■ EXCERPTED RECORDS:
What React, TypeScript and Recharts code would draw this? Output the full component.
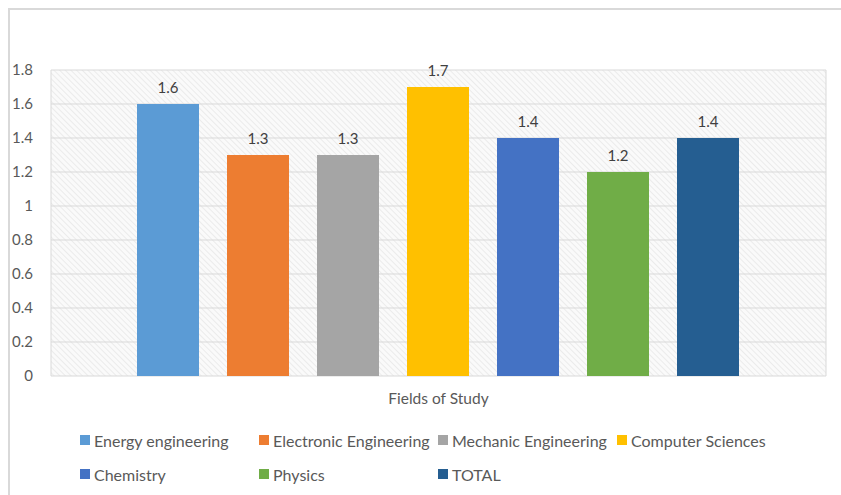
import React from "react";
import { BarChart, Bar, XAxis, YAxis, CartesianGrid, LabelList } from "recharts";

const categories = ["Fields of Study"];
const seriesNames = [
  "Energy engineering",
  "Electronic Engineering",
  "Mechanic Engineering",
  "Computer Sciences",
  "Chemistry",
  "Physics",
  "TOTAL",
];
const seriesValues = [1.6, 1.3, 1.3, 1.7, 1.4, 1.2, 1.4];
const seriesColors = ["#5b9bd5", "#ed7d31", "#a5a5a5", "#ffc000", "#4472c4", "#70ad47", "#255e91"];
const yTicks = [0, 0.2, 0.4, 0.6, 0.8, 1, 1.2, 1.4, 1.6, 1.8];

const data = categories.map((c) => {
  const row: Record<string, any> = { name: c };
  seriesNames.forEach((s, i) => {
    row[s] = seriesValues[i];
  });
  return row;
});

const FONT = "Lato, 'Open Sans', sans-serif";
const TEXT = "#595959";

export default function App() {
  const chartW = 820;
  const chartH = 485;
  return (
    <div
      style={{
        position: "fixed",
        left: 0,
        top: 0,
        width: 841,
        height: 495,
        overflow: "hidden",
        background: "#fff",
        fontFamily: FONT,
      }}
    >
      <div style={{ position: "absolute", left: 8, top: 8, width: 833, height: 2, background: "#d9d9d9" }} />
      <div style={{ position: "absolute", left: 8, top: 8, width: 2, height: 487, background: "#d9d9d9" }} />
      <div style={{ position: "absolute", left: 10, top: 10 }}>
        <BarChart
          width={chartW}
          height={chartH}
          data={data}
          margin={{ top: 60, right: 4, bottom: 79, left: 0 }}
          barCategoryGap={86}
          barGap={28}
        >
          <defs>
            <pattern
              id="hatch"
              width="4"
              height="4"
              patternUnits="userSpaceOnUse"
              patternTransform="rotate(-45)"
            >
              <rect width="4" height="4" fill="#fafafa" />
              <line x1="0" y1="0" x2="0" y2="4" stroke="#e6e6e6" strokeWidth="1.5" />
            </pattern>
          </defs>
          <CartesianGrid
            fill="url(#hatch)"
            stroke="#d9d9d9"
            verticalCoordinatesGenerator={({ offset }: any) => [offset.left, offset.left + offset.width]}
          />
          <XAxis
            dataKey="name"
            tickLine={false}
            axisLine={false}
            height={40}
            tickSize={6}
            tickMargin={11}
            tick={{ fill: TEXT, fontSize: 15.5, fontFamily: FONT }}
          />
          <YAxis
            domain={[0, 1.8]}
            ticks={yTicks}
            width={41}
            tickLine={false}
            axisLine={false}
            tickSize={6}
            tickMargin={12}
            interval={0}
            tick={{ fill: TEXT, fontSize: 15, fontFamily: FONT }}
          />
          {seriesNames.map((s, i) => (
            <Bar key={s} dataKey={s} fill={seriesColors[i]} isAnimationActive={false}>
              <LabelList
                dataKey={s}
                position="top"
                offset={11}
                fill="#404040"
                fontSize={15}
                fontFamily={FONT}
              />
            </Bar>
          ))}
        </BarChart>
        <div
          style={{
            position: "absolute",
            left: 70,
            top: 420,
            width: 740,
            display: "flex",
            flexWrap: "wrap",
            rowGap: 14,
          }}
        >
          {seriesNames.map((s, i) => (
            <div
              key={s}
              style={{
                width: 179,
                height: 20,
                display: "flex",
                alignItems: "center",
                color: TEXT,
                fontSize: 16,
                whiteSpace: "nowrap",
              }}
            >
              <span
                style={{
                  display: "inline-block",
                  width: 10,
                  height: 10,
                  background: seriesColors[i],
                  marginRight: 4,
                  flexShrink: 0,
                }}
              />
              {s}
            </div>
          ))}
        </div>
      </div>
    </div>
  );
}
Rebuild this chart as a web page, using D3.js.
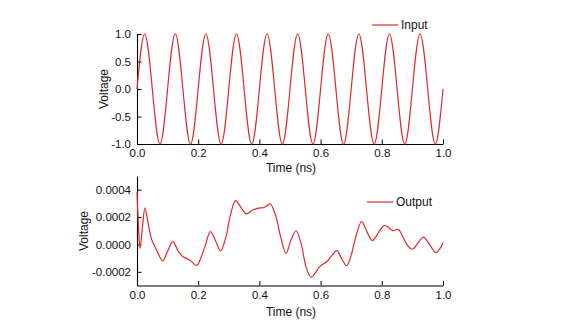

■ GIVEN TASK: Return the full material word for word. Do not include the pictures.

■ SOLUTION:
What React, TypeScript and Recharts code would draw this? Output the full component.
import React from "react";
import { BarChart, Bar, XAxis, YAxis, CartesianGrid, LabelList } from "recharts";

const categories = ["Fields of Study"];
const seriesNames = [
  "Energy engineering",
  "Electronic Engineering",
  "Mechanic Engineering",
  "Computer Sciences",
  "Chemistry",
  "Physics",
  "TOTAL",
];
const seriesValues = [1.6, 1.3, 1.3, 1.7, 1.4, 1.2, 1.4];
const seriesColors = ["#5b9bd5", "#ed7d31", "#a5a5a5", "#ffc000", "#4472c4", "#70ad47", "#255e91"];
const yTicks = [0, 0.2, 0.4, 0.6, 0.8, 1, 1.2, 1.4, 1.6, 1.8];

const data = categories.map((c) => {
  const row: Record<string, any> = { name: c };
  seriesNames.forEach((s, i) => {
    row[s] = seriesValues[i];
  });
  return row;
});

const FONT = "Lato, 'Open Sans', sans-serif";
const TEXT = "#595959";

export default function App() {
  const chartW = 820;
  const chartH = 485;
  return (
    <div
      style={{
        position: "fixed",
        left: 0,
        top: 0,
        width: 841,
        height: 495,
        overflow: "hidden",
        background: "#fff",
        fontFamily: FONT,
      }}
    >
      <div style={{ position: "absolute", left: 8, top: 8, width: 833, height: 2, background: "#d9d9d9" }} />
      <div style={{ position: "absolute", left: 8, top: 8, width: 2, height: 487, background: "#d9d9d9" }} />
      <div style={{ position: "absolute", left: 10, top: 10 }}>
        <BarChart
          width={chartW}
          height={chartH}
          data={data}
          margin={{ top: 60, right: 4, bottom: 79, left: 0 }}
          barCategoryGap={86}
          barGap={28}
        >
          <defs>
            <pattern
              id="hatch"
              width="4"
              height="4"
              patternUnits="userSpaceOnUse"
              patternTransform="rotate(-45)"
            >
              <rect width="4" height="4" fill="#fafafa" />
              <line x1="0" y1="0" x2="0" y2="4" stroke="#e6e6e6" strokeWidth="1.5" />
            </pattern>
          </defs>
          <CartesianGrid
            fill="url(#hatch)"
            stroke="#d9d9d9"
            verticalCoordinatesGenerator={({ offset }: any) => [offset.left, offset.left + offset.width]}
          />
          <XAxis
            dataKey="name"
            tickLine={false}
            axisLine={false}
            height={40}
            tickSize={6}
            tickMargin={11}
            tick={{ fill: TEXT, fontSize: 15.5, fontFamily: FONT }}
          />
          <YAxis
            domain={[0, 1.8]}
            ticks={yTicks}
            width={41}
            tickLine={false}
            axisLine={false}
            tickSize={6}
            tickMargin={12}
            interval={0}
            tick={{ fill: TEXT, fontSize: 15, fontFamily: FONT }}
          />
          {seriesNames.map((s, i) => (
            <Bar key={s} dataKey={s} fill={seriesColors[i]} isAnimationActive={false}>
              <LabelList
                dataKey={s}
                position="top"
                offset={11}
                fill="#404040"
                fontSize={15}
                fontFamily={FONT}
              />
            </Bar>
          ))}
        </BarChart>
        <div
          style={{
            position: "absolute",
            left: 70,
            top: 420,
            width: 740,
            display: "flex",
            flexWrap: "wrap",
            rowGap: 14,
          }}
        >
          {seriesNames.map((s, i) => (
            <div
              key={s}
              style={{
                width: 179,
                height: 20,
                display: "flex",
                alignItems: "center",
                color: TEXT,
                fontSize: 16,
                whiteSpace: "nowrap",
              }}
            >
              <span
                style={{
                  display: "inline-block",
                  width: 10,
                  height: 10,
                  background: seriesColors[i],
                  marginRight: 4,
                  flexShrink: 0,
                }}
              />
              {s}
            </div>
          ))}
        </div>
      </div>
    </div>
  );
}
Rebuild this chart as a web page, using D3.js.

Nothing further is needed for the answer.